» What is asked:
Quote the data exactly, first line to the line containing "import numpy as np", with no pictures.

» Data segment:
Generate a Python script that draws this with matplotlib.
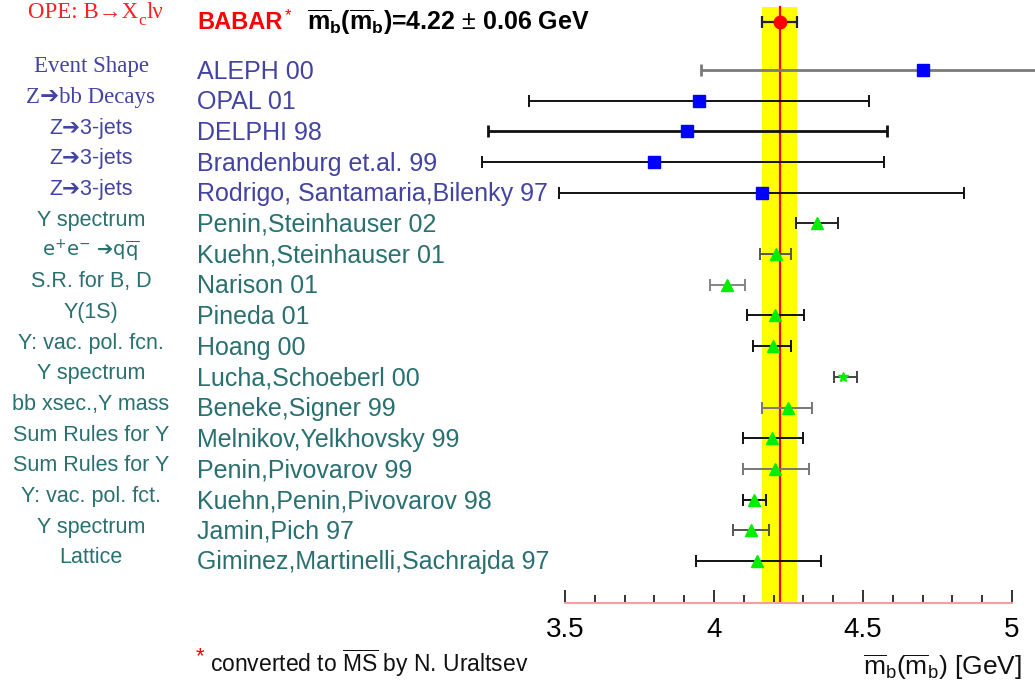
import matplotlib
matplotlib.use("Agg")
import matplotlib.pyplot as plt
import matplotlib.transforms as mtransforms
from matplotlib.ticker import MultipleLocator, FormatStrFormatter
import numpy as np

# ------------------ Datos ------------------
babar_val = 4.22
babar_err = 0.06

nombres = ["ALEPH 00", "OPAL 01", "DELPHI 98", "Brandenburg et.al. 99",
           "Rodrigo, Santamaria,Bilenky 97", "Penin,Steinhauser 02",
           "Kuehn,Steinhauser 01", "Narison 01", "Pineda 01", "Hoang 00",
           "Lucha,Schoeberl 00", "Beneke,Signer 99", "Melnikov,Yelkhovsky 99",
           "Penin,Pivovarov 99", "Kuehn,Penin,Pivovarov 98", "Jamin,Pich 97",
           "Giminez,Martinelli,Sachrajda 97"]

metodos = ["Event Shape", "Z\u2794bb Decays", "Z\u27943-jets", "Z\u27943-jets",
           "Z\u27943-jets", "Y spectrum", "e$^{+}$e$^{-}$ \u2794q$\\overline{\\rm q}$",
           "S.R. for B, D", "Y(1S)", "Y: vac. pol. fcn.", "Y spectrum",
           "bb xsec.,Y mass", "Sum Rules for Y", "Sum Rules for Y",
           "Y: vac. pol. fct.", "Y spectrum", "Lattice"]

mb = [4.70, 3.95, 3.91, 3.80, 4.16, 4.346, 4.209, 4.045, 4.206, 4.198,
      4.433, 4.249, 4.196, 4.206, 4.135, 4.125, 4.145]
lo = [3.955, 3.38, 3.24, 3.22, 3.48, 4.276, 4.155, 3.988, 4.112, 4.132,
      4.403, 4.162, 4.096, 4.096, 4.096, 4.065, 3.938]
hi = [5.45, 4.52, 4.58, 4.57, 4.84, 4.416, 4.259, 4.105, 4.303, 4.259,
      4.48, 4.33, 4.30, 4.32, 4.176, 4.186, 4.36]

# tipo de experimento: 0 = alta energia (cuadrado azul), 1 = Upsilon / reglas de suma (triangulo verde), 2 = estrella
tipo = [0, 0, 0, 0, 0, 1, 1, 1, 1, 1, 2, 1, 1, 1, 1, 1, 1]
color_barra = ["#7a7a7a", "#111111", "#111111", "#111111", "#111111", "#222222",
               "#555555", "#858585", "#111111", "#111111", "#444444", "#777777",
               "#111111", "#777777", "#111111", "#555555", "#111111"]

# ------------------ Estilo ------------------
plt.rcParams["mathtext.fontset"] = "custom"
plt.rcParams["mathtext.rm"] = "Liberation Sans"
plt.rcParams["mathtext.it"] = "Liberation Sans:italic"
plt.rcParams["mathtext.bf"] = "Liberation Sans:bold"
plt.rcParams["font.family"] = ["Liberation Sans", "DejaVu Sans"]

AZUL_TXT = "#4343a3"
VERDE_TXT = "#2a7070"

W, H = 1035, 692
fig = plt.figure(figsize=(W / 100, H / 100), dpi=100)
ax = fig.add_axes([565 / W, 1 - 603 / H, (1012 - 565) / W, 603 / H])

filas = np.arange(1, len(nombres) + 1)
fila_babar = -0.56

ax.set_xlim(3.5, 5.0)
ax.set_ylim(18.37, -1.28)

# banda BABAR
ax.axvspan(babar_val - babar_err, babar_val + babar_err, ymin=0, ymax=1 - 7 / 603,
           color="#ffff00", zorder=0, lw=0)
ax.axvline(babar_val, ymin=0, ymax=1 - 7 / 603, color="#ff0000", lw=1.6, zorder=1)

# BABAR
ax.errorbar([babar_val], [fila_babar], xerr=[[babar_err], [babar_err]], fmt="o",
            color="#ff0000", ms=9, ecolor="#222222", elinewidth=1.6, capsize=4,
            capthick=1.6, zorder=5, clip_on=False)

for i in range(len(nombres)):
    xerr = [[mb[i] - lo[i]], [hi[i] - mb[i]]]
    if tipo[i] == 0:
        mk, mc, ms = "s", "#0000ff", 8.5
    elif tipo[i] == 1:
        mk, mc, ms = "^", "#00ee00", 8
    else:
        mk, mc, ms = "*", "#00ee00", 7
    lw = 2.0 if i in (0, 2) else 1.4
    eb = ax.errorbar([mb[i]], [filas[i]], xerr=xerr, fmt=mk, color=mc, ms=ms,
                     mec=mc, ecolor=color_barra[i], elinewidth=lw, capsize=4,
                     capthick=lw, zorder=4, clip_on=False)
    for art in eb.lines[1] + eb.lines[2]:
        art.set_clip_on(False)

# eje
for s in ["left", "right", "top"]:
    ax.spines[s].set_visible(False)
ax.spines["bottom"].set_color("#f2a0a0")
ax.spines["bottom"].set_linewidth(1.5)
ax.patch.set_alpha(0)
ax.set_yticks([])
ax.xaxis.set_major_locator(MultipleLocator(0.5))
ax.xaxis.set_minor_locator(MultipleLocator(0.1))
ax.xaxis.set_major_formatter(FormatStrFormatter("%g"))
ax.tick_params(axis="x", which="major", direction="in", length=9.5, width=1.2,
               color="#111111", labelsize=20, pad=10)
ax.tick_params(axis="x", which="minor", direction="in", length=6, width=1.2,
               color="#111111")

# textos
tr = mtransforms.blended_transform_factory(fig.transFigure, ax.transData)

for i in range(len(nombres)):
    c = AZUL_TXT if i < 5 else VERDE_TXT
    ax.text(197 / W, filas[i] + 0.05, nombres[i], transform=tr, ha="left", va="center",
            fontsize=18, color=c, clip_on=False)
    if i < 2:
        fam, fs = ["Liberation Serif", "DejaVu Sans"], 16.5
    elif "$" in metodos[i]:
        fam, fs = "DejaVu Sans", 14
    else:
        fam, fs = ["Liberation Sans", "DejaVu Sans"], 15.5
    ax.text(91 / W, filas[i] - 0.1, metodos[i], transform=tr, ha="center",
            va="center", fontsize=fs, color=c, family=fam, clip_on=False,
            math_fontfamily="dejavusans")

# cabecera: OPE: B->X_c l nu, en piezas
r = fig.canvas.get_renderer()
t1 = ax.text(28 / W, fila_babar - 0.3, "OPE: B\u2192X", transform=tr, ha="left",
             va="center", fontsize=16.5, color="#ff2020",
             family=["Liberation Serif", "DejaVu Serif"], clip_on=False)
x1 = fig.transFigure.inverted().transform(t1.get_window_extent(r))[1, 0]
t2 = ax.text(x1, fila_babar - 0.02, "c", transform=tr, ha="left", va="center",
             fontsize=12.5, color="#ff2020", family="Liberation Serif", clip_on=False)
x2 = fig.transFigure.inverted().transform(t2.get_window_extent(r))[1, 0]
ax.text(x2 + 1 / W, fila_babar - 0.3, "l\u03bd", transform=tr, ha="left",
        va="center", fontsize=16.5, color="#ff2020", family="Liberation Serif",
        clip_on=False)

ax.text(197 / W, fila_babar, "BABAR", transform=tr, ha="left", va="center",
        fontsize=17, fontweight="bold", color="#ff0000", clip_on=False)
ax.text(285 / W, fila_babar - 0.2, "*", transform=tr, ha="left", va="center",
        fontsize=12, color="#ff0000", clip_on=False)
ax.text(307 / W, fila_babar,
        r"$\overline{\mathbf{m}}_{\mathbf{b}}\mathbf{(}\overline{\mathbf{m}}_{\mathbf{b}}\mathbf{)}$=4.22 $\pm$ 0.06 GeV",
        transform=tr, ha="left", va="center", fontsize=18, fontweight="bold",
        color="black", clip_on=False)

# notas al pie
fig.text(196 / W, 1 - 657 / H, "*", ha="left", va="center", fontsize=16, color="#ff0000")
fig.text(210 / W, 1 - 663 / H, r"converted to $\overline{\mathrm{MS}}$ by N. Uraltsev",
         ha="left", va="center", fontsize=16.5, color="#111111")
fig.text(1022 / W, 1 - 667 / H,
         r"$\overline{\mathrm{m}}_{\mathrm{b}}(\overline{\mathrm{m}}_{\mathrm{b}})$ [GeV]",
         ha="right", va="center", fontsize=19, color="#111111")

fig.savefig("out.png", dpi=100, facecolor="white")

» Written solution:
Generate a Python script that draws this with matplotlib.
import matplotlib
matplotlib.use("Agg")
import matplotlib.pyplot as plt
import matplotlib.transforms as mtransforms
from matplotlib.ticker import MultipleLocator, FormatStrFormatter
import numpy as np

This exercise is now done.